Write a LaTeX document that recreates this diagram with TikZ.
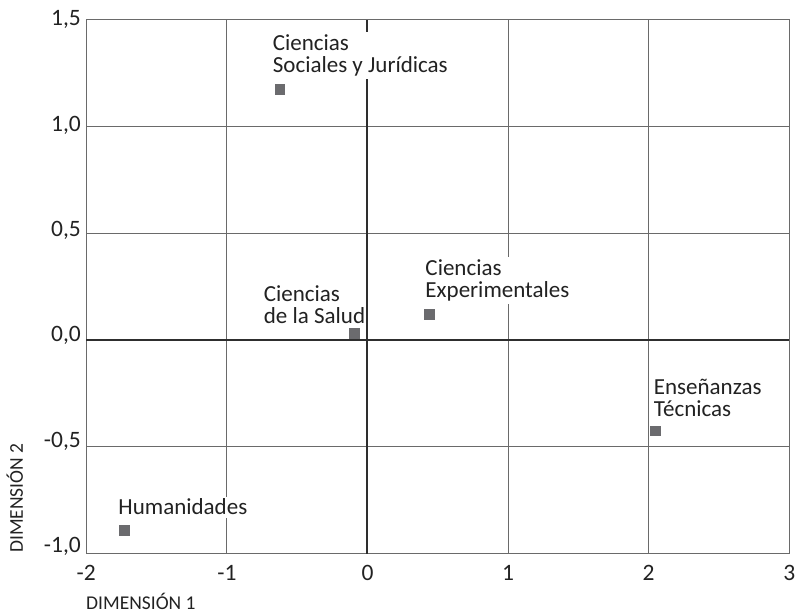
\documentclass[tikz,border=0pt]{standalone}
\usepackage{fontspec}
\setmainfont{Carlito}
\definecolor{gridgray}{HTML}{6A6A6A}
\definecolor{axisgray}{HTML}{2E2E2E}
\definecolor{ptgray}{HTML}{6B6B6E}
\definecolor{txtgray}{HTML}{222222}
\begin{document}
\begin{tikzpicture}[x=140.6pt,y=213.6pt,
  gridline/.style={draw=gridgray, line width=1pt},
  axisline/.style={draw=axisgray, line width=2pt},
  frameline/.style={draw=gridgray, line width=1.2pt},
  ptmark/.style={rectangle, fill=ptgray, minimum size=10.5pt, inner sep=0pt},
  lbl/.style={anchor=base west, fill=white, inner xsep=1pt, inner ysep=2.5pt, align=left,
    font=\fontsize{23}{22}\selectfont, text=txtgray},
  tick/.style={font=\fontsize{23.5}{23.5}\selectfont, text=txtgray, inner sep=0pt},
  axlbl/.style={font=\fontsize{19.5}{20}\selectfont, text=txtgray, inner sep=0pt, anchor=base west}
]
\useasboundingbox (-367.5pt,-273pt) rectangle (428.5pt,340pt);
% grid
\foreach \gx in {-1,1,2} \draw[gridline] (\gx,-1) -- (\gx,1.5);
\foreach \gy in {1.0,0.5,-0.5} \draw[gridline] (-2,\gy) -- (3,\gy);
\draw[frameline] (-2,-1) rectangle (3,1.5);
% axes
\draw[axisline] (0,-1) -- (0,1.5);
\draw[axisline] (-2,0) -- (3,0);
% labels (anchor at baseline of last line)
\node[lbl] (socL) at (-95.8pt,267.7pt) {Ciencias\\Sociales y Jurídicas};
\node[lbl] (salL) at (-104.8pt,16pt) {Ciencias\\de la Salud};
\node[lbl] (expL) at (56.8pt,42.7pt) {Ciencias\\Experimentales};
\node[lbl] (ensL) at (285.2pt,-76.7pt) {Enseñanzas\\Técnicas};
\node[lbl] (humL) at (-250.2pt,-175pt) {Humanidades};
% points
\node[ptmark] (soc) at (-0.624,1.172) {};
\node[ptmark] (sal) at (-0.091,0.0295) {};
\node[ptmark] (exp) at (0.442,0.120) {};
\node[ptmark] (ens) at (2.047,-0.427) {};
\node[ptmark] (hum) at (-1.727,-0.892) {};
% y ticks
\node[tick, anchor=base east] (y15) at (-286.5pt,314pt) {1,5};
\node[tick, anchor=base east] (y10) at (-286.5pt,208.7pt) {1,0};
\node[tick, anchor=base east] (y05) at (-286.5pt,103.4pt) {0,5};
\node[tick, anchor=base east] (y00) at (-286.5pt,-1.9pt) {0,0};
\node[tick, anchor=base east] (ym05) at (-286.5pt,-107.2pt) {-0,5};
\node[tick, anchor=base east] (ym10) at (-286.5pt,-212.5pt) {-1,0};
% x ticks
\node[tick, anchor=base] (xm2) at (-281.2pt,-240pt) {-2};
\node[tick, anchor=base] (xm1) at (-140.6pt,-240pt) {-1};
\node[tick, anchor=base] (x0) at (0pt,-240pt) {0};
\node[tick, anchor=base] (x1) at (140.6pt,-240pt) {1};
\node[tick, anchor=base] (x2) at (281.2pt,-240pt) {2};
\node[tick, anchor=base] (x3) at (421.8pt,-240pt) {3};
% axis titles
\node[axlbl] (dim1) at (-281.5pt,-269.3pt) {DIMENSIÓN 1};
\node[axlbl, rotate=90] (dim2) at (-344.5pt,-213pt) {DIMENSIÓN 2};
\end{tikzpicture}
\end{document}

----------

• AIM
Give the data again exactly as written, with all pictures left out.

• RESULT FOR THIS TASK
Write a LaTeX document that recreates this diagram with TikZ.
\documentclass[tikz,border=0pt]{standalone}
\usepackage{fontspec}
\setmainfont{Carlito}
\definecolor{gridgray}{HTML}{6A6A6A}
\definecolor{axisgray}{HTML}{2E2E2E}
\definecolor{ptgray}{HTML}{6B6B6E}
\definecolor{txtgray}{HTML}{222222}
\begin{document}
\begin{tikzpicture}[x=140.6pt,y=213.6pt,
  gridline/.style={draw=gridgray, line width=1pt},
  axisline/.style={draw=axisgray, line width=2pt},
  frameline/.style={draw=gridgray, line width=1.2pt},
  ptmark/.style={rectangle, fill=ptgray, minimum size=10.5pt, inner sep=0pt},
  lbl/.style={anchor=base west, fill=white, inner xsep=1pt, inner ysep=2.5pt, align=left,
    font=\fontsize{23}{22}\selectfont, text=txtgray},
  tick/.style={font=\fontsize{23.5}{23.5}\selectfont, text=txtgray, inner sep=0pt},
  axlbl/.style={font=\fontsize{19.5}{20}\selectfont, text=txtgray, inner sep=0pt, anchor=base west}
]
\useasboundingbox (-367.5pt,-273pt) rectangle (428.5pt,340pt);
% grid
\foreach \gx in {-1,1,2} \draw[gridline] (\gx,-1) -- (\gx,1.5);
\foreach \gy in {1.0,0.5,-0.5} \draw[gridline] (-2,\gy) -- (3,\gy);
\draw[frameline] (-2,-1) rectangle (3,1.5);
% axes
\draw[axisline] (0,-1) -- (0,1.5);
\draw[axisline] (-2,0) -- (3,0);
% labels (anchor at baseline of last line)
\node[lbl] (socL) at (-95.8pt,267.7pt) {Ciencias\\Sociales y Jurídicas};
\node[lbl] (salL) at (-104.8pt,16pt) {Ciencias\\de la Salud};
\node[lbl] (expL) at (56.8pt,42.7pt) {Ciencias\\Experimentales};
\node[lbl] (ensL) at (285.2pt,-76.7pt) {Enseñanzas\\Técnicas};
\node[lbl] (humL) at (-250.2pt,-175pt) {Humanidades};
% points
\node[ptmark] (soc) at (-0.624,1.172) {};
\node[ptmark] (sal) at (-0.091,0.0295) {};
\node[ptmark] (exp) at (0.442,0.120) {};
\node[ptmark] (ens) at (2.047,-0.427) {};
\node[ptmark] (hum) at (-1.727,-0.892) {};
% y ticks
\node[tick, anchor=base east] (y15) at (-286.5pt,314pt) {1,5};
\node[tick, anchor=base east] (y10) at (-286.5pt,208.7pt) {1,0};
\node[tick, anchor=base east] (y05) at (-286.5pt,103.4pt) {0,5};
\node[tick, anchor=base east] (y00) at (-286.5pt,-1.9pt) {0,0};
\node[tick, anchor=base east] (ym05) at (-286.5pt,-107.2pt) {-0,5};
\node[tick, anchor=base east] (ym10) at (-286.5pt,-212.5pt) {-1,0};
% x ticks
\node[tick, anchor=base] (xm2) at (-281.2pt,-240pt) {-2};
\node[tick, anchor=base] (xm1) at (-140.6pt,-240pt) {-1};
\node[tick, anchor=base] (x0) at (0pt,-240pt) {0};
\node[tick, anchor=base] (x1) at (140.6pt,-240pt) {1};
\node[tick, anchor=base] (x2) at (281.2pt,-240pt) {2};
\node[tick, anchor=base] (x3) at (421.8pt,-240pt) {3};
% axis titles
\node[axlbl] (dim1) at (-281.5pt,-269.3pt) {DIMENSIÓN 1};
\node[axlbl, rotate=90] (dim2) at (-344.5pt,-213pt) {DIMENSIÓN 2};
\end{tikzpicture}
\end{document}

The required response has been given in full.